# [Material provided]
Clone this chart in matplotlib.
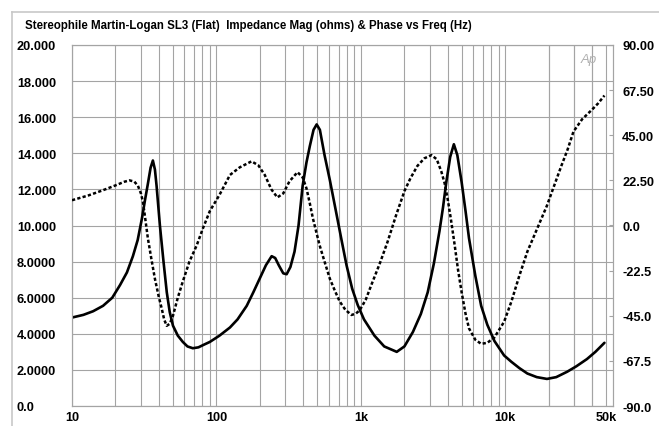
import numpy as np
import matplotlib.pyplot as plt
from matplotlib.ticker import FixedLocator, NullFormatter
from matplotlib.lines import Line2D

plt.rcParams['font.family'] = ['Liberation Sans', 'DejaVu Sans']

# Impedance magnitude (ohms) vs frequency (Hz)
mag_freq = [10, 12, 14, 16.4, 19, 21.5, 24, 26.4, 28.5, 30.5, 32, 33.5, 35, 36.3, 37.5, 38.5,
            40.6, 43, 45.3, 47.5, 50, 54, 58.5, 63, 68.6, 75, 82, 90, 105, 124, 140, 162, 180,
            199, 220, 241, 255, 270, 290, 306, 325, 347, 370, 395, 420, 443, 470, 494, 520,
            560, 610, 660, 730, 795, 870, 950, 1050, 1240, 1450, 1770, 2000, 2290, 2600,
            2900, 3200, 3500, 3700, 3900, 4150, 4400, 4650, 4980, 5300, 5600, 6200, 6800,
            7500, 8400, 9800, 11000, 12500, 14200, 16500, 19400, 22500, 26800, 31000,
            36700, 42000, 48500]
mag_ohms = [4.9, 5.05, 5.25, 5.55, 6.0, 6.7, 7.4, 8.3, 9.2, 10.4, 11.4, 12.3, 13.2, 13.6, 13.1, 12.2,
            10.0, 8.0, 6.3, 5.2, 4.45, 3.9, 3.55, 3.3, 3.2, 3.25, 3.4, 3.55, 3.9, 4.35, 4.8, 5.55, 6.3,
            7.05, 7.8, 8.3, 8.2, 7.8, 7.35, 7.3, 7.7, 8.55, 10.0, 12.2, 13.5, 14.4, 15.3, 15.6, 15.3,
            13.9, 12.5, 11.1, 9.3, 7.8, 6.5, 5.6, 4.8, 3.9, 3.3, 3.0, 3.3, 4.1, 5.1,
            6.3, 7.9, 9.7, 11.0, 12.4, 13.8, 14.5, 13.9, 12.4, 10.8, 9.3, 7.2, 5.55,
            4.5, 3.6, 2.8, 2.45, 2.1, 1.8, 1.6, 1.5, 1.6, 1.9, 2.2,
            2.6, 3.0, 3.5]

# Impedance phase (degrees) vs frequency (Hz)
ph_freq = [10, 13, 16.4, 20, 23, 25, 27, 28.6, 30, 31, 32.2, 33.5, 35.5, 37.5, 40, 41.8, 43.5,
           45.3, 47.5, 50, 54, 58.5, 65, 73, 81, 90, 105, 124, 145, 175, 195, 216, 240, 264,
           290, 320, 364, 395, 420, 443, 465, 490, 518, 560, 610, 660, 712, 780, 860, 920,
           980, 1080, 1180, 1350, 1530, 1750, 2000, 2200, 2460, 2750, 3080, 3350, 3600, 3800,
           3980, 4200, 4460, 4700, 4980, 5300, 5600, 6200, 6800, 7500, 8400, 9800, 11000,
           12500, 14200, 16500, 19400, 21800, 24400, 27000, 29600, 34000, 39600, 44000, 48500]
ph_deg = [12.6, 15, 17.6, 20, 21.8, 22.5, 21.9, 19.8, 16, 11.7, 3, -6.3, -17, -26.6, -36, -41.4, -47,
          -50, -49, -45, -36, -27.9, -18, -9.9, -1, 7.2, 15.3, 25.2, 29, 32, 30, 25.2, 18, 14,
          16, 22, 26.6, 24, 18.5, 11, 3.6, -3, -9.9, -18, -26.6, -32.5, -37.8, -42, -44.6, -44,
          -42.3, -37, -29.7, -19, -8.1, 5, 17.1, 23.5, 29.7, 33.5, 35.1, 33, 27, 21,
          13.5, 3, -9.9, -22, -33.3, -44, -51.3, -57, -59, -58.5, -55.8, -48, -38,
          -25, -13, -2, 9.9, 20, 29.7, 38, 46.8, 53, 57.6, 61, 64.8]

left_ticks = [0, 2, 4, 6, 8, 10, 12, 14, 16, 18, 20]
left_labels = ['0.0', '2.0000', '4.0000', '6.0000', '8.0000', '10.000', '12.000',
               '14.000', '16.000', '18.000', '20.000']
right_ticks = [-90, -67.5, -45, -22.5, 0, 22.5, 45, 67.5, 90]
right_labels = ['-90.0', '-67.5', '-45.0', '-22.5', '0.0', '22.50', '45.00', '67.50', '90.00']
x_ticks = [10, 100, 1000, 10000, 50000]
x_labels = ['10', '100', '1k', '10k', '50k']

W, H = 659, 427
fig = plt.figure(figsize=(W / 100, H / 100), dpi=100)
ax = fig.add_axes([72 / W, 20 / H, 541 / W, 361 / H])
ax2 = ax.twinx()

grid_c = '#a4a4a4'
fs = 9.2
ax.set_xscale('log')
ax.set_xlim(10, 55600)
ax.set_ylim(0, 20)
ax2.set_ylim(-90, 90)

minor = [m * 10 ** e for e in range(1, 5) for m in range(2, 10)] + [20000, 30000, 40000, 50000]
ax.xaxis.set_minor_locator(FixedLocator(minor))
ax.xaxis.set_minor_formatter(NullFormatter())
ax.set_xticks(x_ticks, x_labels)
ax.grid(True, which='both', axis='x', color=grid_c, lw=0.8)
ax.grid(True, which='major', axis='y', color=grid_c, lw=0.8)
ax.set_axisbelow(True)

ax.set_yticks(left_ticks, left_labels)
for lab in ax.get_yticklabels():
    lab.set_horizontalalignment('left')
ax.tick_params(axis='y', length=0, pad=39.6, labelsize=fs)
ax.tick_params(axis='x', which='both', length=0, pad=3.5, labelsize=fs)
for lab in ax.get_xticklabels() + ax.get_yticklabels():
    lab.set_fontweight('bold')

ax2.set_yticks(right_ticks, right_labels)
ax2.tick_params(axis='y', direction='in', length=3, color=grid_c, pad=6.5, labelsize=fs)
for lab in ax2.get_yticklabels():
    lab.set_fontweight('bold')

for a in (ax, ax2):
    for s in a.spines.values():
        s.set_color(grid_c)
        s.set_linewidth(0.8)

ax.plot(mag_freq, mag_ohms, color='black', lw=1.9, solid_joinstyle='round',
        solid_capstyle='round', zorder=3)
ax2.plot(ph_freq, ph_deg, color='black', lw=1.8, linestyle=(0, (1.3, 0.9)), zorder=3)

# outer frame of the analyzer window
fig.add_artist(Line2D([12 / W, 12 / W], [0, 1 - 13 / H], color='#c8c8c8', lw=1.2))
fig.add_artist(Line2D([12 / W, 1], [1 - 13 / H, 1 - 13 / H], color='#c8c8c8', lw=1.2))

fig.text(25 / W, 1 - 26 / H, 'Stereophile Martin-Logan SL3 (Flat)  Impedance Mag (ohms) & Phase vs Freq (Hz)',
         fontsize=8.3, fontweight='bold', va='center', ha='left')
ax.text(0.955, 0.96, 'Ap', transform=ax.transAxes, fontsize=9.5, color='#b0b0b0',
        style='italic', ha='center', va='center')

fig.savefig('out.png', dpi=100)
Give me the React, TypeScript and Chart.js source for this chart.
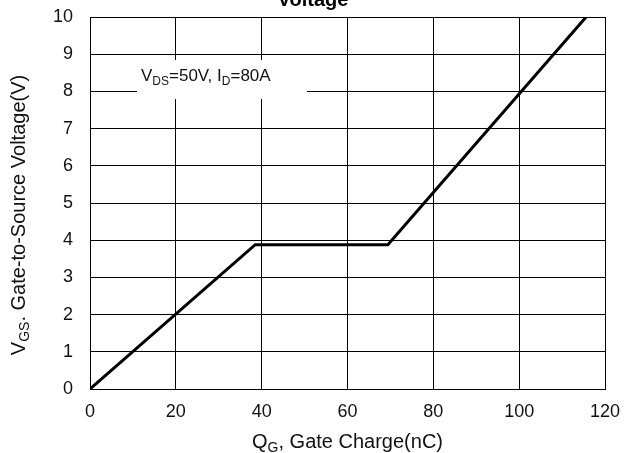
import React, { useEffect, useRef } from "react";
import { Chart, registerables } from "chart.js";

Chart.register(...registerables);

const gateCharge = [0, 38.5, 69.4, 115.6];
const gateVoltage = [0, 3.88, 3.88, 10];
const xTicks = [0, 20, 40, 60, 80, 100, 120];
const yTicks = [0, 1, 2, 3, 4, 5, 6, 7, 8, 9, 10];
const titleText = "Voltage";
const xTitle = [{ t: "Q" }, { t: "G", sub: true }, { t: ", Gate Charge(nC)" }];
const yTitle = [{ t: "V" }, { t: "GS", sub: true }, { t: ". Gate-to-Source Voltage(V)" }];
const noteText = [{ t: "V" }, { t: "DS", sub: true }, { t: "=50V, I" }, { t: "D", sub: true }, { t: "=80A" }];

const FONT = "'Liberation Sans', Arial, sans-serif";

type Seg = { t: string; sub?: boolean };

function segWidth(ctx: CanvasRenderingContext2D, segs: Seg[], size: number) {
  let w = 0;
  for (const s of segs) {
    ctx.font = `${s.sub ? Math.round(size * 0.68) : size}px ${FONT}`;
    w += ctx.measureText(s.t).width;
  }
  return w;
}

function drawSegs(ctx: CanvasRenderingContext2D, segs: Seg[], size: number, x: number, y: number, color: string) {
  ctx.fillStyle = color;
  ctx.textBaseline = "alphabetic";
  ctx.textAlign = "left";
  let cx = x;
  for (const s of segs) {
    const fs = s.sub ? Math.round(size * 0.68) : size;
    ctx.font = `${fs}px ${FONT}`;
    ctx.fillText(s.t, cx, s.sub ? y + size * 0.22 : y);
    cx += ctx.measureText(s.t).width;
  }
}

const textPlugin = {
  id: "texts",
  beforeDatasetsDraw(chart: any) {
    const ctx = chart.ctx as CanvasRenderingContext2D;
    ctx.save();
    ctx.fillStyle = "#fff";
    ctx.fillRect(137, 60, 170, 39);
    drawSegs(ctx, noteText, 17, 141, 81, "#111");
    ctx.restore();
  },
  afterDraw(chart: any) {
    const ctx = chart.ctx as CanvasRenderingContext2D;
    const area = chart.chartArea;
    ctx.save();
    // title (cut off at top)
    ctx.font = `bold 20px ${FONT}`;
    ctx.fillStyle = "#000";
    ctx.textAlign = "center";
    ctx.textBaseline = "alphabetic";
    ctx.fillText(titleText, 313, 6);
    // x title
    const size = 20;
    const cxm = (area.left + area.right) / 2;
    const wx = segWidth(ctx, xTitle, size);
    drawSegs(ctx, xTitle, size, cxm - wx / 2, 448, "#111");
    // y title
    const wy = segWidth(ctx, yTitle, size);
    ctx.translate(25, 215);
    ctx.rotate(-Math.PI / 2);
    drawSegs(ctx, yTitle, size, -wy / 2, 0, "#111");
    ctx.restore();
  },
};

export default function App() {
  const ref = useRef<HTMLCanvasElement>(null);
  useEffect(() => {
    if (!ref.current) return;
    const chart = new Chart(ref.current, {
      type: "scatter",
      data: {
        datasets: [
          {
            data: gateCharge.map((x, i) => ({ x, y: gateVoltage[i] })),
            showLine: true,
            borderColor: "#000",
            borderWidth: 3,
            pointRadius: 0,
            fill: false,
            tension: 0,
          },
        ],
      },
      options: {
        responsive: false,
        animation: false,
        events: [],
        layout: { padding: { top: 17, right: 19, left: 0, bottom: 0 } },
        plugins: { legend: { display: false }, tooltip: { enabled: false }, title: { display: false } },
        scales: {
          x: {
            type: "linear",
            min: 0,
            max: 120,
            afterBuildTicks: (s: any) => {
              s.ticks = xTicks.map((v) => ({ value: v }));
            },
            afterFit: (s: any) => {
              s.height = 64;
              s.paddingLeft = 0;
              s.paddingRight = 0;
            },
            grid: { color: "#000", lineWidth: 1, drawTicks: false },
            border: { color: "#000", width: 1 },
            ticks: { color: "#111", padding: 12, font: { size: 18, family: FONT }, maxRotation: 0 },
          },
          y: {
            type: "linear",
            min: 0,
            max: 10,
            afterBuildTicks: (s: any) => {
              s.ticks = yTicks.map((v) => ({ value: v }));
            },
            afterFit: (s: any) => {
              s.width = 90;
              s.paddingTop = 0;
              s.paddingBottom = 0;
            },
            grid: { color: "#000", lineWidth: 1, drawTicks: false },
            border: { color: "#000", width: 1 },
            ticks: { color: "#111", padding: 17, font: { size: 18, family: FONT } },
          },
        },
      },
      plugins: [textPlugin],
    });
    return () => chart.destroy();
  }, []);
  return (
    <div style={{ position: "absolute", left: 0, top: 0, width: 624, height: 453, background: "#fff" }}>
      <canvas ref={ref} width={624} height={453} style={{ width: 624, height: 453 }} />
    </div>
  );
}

# [Set problem]
Begin at the top of the records above and retype each line exactly until the line containing "plt.rcParams['font.family'] = ['Liberation", which is included. Skip all pictures.

# [Task answer]
Clone this chart in matplotlib.
import numpy as np
import matplotlib.pyplot as plt
from matplotlib.ticker import FixedLocator, NullFormatter
from matplotlib.lines import Line2D

plt.rcParams['font.family'] = ['Liberation Sans', 'DejaVu Sans']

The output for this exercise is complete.